Advani has always maintained that his Somnath yatra was a peaceful one, but like a string of crackers, incidents of arson and stabbing broke out in Gonda, Bahraich, Bareilly, Meerut, Pratapgarh. That first rath yatra was the BJP response to V.P. Singh's Mandal initiative and the possibility of a snap general election. It carried in its very success the seeds of subsequent failures, with the Babri Masjid events, robbing a carefully calibrated campaign of its raison d'etre.

Three years after the first yatra, there was the all-India Janadesh Yatra. Again, it was in pursuit of political power that the indefatigable ideologue rode spurred by the prospect of the party winning that November's Assembly polls in four states and sweeping an imaginary mid-term general election thereafter.

The trishuls were not in evidence, and although the temple cause was raised on occasion, it was not the full-throated demand of yore. With the Masjid gone, it had in any case lost its power to make crowds delirious. The ire this time was to be focused on the Bills seeking to delink religion from politics, with the central slogan: ``Politics without religion is mud.'' To broaden the appeal, national security and corruption were also added to the list.

What's interesting is that while other leaders went north, west and east, Advani's saffron-draped Gypsy, followed by a Contessa, emerged from Mangalore.
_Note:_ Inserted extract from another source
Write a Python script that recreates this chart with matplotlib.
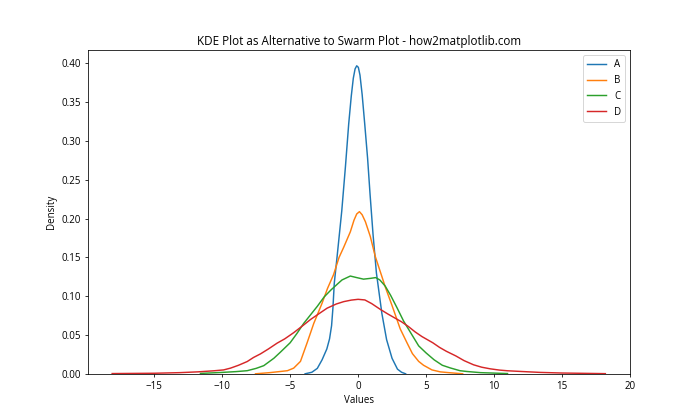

Having opened its account in the 1991 general elections with four seats in Karnataka -- one of them in Mangalore -- the south was to be the BJP's new destination. This required a drastic modulation of the central message, so the call was to save Maha Bharat from the clutches of Rao and Co.

This, of course, did not happen. As the 1996 general elections drew nearer, Advani was once again seized by wanderlust. But it was not just for party honour, but his own, that he now rode. That trip on a Suraj Rath, decorated with painted horses, was also an attempt to escape the ignominy of the hawala scam.

Again he chose the South -- Ernakulam -- as the launchpad. The idea was to traverse 8,849 km through 13 states to reach Delhi on Ambedkar's birthday April 14. Of all the yatras, this proved the most futile. Slogans like suraj (good governance) and swaraj hung heavily in the air. The Dilli Chalo cry, echoing Bose's call of 1943, lacked passion. As it happened, it was Advani who had to jump ship mid-way and head for Delhi, ostensibly to attend a poll panel meeting.

The present Swarna Jayanti Rath showcases a born-again Advani, newly freed from the millstone of the hawala scandal in the 50th year of independence. The yatra itself is -- in adspeak -- a new, improved version: More States, More Sights, and Great New Causes.

There is a promise made to remove bhook (hunger); bhay (fear) and bhrastachar (corruption), but little evidence of how it is to be done. No attempt is made to engage with the crucial issues of the day. What is the party's stand on liberalisation? Unemployment? Land reform? Development projects? It is easy enough to point to the mess that the Congress and UF governments have created, but does the BJP really represent an alternative? Going by Advani's rath speeches thus far, it does not.

Indeed, with the possible exception of his first foray, none of Advani's yatras have broken new ground. Collectively they represent an endless odyssey made without the benefit of a map. A flight of fancy through make-believe terrain in a make-believe vahana.